Still going strong: 30 Jahre Volvo FH
Das Jahr 1993 markiert die Geburtsstunde des Volvo FH – und damit den Beginn einer bis heute andauernden Erfolgsgeschichte. Dass die Schweden zum Ende einer Rezession hin einen großen Wurf wagten, erwies sich schnell als die genau richtige Entscheidung: Kaum, dass sich Wirtschaft und Transportsektor wieder erholten, konnte Volvo mit dem wohl modernsten Lkw seiner Zeit aufwarten.
Vom technischen Standpunkt zielte die Neukonstruktion zunächst einmal auf die Kostenseite: mit kraftstoffsparender Aerodynamik (die stark geneigte Frontscheibe sollte noch lange ein Markenzeichen des FH bleiben) und, pünktlich zum Start von Euro 1, einem neu entwickelten Zwölfliter-Motor mit elektronisch geregelter Pumpe-Düse-Einspritzung und außergewöhnlich starker Motorbremse (Volvo Engine Brake, VEB). Adressaten waren aber nicht nur die Unternehmer: Mehr als 1.500 Fahrer ließ Volvo am Erprobungsprozess teilnehmen, was in einem – für damalige Verhältnisse – sehr komfortablen Fahrerhaus mit hohem Bedien-, Fahr- und Wohnkomfort resultierte.
Harter Schnitt im Jahr 2012
In den folgenden 20 Jahren wurde dann zwar der Innenraum und das Design mehrfach überarbeitet, die Rohkarosserie überstand die Zeit aber nahezu unangetastet. Die Highlights fanden vielmehr unter dem Blechkleid statt, mit Stichworten wie elektronisch geregelte Scheibenbremsen ab 1998, elektronisches Stabilitätsprogramm (ESP) und automatisiertes I-Shift Getriebe ab 2001, Abstandsregeltempomat ab 2003 sowie 12,8-Liter-Motor D13 mit nochmals verstärkte Motorbremse VEB+ ab 2006.
Abermals einen großen Wurf wagte Volvo dann 2012: Bei der Entwicklung der vierten FH-Generation blieb kaum ein Stein auf dem anderen, deutlich sichtbar an den komplett neuen Fahrerhäusern mit jetzt fast senkrecht stehender Frontscheibe. Zwar blieb es beim bestehenden Motorenprogramm, doch kamen Innovationen und Neuerungen nun Schlag auf Schlag. Ob Einzelradaufhängung vorne (die sich allerdings nicht so recht durchsetzen konnte), elektrisch unterstützte Lenkung (Volvo Dynamic Steering), vorausschauender „I-See“-Tempomat, Doppelkupplungsgetriebe (I-Shift Dual Clutch) oder nicht zuletzt die vollintegrierte Standklimaanlage „I-Park Cool“: Die Schweden rüsteten in immer kürzeren Abständen nach.
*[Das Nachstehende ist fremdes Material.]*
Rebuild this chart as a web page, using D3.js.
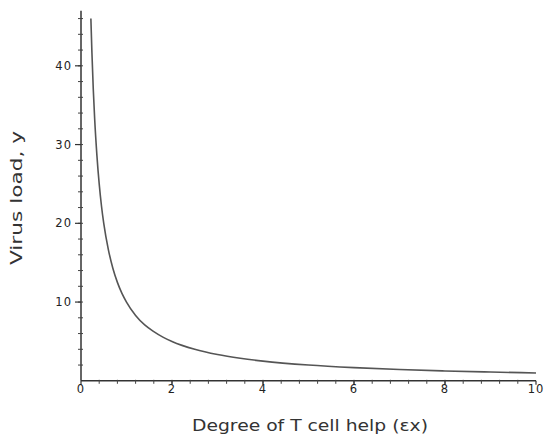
<!DOCTYPE html>
<html>
<head>
    <title>Virus load vs T cell help</title>
    <script src="https://d3js.org/d3.v7.min.js"></script>
    <style>
        body { margin: 0; background: #fff; }
        .tick-label { font-family: "DejaVu Sans", sans-serif; font-size: 11.5px; letter-spacing: 1px; fill: #222; }
        .title { font-family: "DejaVu Sans", sans-serif; font-size: 15px; fill: #333; }
        .line { fill: none; stroke: #555; stroke-width: 1.6px; }
    </style>
</head>
<body>
    <script>
        // Data
        var helpX = [0.217, 0.24, 0.27, 0.3, 0.35, 0.4, 0.45, 0.5, 0.6, 0.7, 0.8, 0.9, 1, 1.2, 1.4, 1.6, 1.8, 2, 2.5, 3, 3.5, 4, 5, 6, 7, 8, 9, 10];
        var virusY = [46, 41.7, 37, 33.3, 28.6, 25, 22.2, 20, 16.7, 14.3, 12.5, 11.1, 10, 8.3, 7.1, 6.25, 5.55, 5, 4, 3.33, 2.86, 2.5, 2, 1.67, 1.43, 1.25, 1.11, 1.0];
        var xTicks = [0, 2, 4, 6, 8, 10];
        var yTicks = [10, 20, 30, 40];

        var data = helpX.map(function(d, i) { return {x: d, y: virusY[i]}; });

        var W = 544, H = 434;
        var margin = {top: 10.7, right: 8, bottom: 53.2, left: 81};
        var width = W - margin.left - margin.right,
            height = H - margin.top - margin.bottom;

        var x = d3.scaleLinear().domain([0, 10]).range([0, width]);
        var y = d3.scaleLinear().domain([0, 47]).range([height, 0]);

        var svg = d3.select("body").append("svg")
            .attr("width", W)
            .attr("height", H);
        var g = svg.append("g")
            .attr("transform", "translate(" + margin.left + "," + margin.top + ")");

        // Axes lines
        g.append("line").attr("x1", 0).attr("x2", 0).attr("y1", 0).attr("y2", height)
            .attr("stroke", "#333").attr("stroke-width", 1.5);
        g.append("line").attr("x1", 0).attr("x2", width).attr("y1", height).attr("y2", height)
            .attr("stroke", "#333").attr("stroke-width", 1.5);

        // Minor ticks
        var yMinor = d3.range(2, 47, 2);
        g.selectAll(".ymin").data(yMinor).enter().append("line")
            .attr("x1", -3).attr("x2", 2)
            .attr("y1", function(d) { return y(d); }).attr("y2", function(d) { return y(d); })
            .attr("stroke", "#444").attr("stroke-width", 1);
        var xMinor = d3.range(0.4, 10, 0.4);
        g.selectAll(".xmin").data(xMinor).enter().append("line")
            .attr("x1", function(d) { return x(d); }).attr("x2", function(d) { return x(d); })
            .attr("y1", height - 1).attr("y2", height + 3)
            .attr("stroke", "#444").attr("stroke-width", 1);

        // Major ticks + labels
        g.selectAll(".ymaj").data(yTicks).enter().append("line")
            .attr("x1", -6).attr("x2", 0)
            .attr("y1", function(d) { return y(d); }).attr("y2", function(d) { return y(d); })
            .attr("stroke", "#333").attr("stroke-width", 1.2);
        g.selectAll(".ylab").data(yTicks).enter().append("text")
            .attr("class", "tick-label")
            .attr("x", -9).attr("y", function(d) { return y(d) + 4; })
            .attr("text-anchor", "end")
            .text(function(d) { return d; });
        g.selectAll(".xmaj").data(xTicks).enter().append("line")
            .attr("x1", function(d) { return x(d); }).attr("x2", function(d) { return x(d); })
            .attr("y1", height).attr("y2", height + 4)
            .attr("stroke", "#333").attr("stroke-width", 1.2);
        g.selectAll(".xlab").data(xTicks).enter().append("text")
            .attr("class", "tick-label")
            .attr("x", function(d) { return x(d); }).attr("y", height + 12)
            .attr("text-anchor", "middle")
            .text(function(d) { return d; });

        // Curve
        var valueline = d3.line()
            .x(function(d) { return x(d.x); })
            .y(function(d) { return y(d.y); })
            .curve(d3.curveMonotoneX);
        g.append("path").datum(data).attr("class", "line").attr("d", valueline);

        // Titles
        svg.append("text").attr("class", "title")
            .attr("x", 310).attr("y", 431)
            .attr("text-anchor", "middle")
            .attr("textLength", 236)
            .attr("lengthAdjust", "spacingAndGlyphs")
            .text("Degree of T cell help (εx)");
        svg.append("text").attr("class", "title")
            .attr("transform", "translate(22,198) rotate(-90)")
            .attr("text-anchor", "middle")
            .attr("textLength", 134)
            .attr("lengthAdjust", "spacingAndGlyphs")
            .text("Virus load, y");
    </script>
</body>
</html>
In jüngerer Vergangenheit setzten die enorm drehmomentstarken Turbocompound-Varianten des D13-Motors weitere Ausrufezeichen, kombiniert mit nochmals verfeinerter Hard- und Software der automatisierten Getriebe. In die Armaturen hielten digitale Instrumente Einzug, dazu eine Fülle neuer Sicherheitssysteme, beispielsweise Notbremsassistent, Spurwächter mit aktivem Lenkeingriff, Radar- und Kamera-basierte Nahbereichsüberwachung, Türöffnungswarner (signalisiert von hinten herankommende Fahrzeuge oder Fußgänger), intelligenter Geschwindigkeitsassistent, adaptives Fernlicht und eine (zeitlich unbegrenzte) Auto-Hold-Funktion.
Längst hat auch das Thema alternative Antriebe Fahrt aufgenommen. 2017 trat der Volvo FH LNG auf den Plan, mit (Bio-)Methan als Kraftstoff und einer kleinen Menge Diesel als Zündquelle. Einer der großen Vorteile gegenüber lupenreinen Gasmotoren: Mit der Auslegung als Selbstzünder bleibt die volle Motorbremsleistung erhalten. 2021 folgte der serienreife FH BEV mit batterieelektrischem Antrieb, der seither in immer mehr Varianten zur Wahl steht, und auch in Richtung Wasserstoff geht die Reise weiter: Die ersten FH FCEV mit Brennstoffzellen befinden sich gegenwärtig in der Erprobung und sollen in der zweiten Hälfte dieses Jahrzehnts verfügbar sein. Scheint ganz so, als sei die Geschichte des Volvo FH noch lange nicht zu Ende erzählt.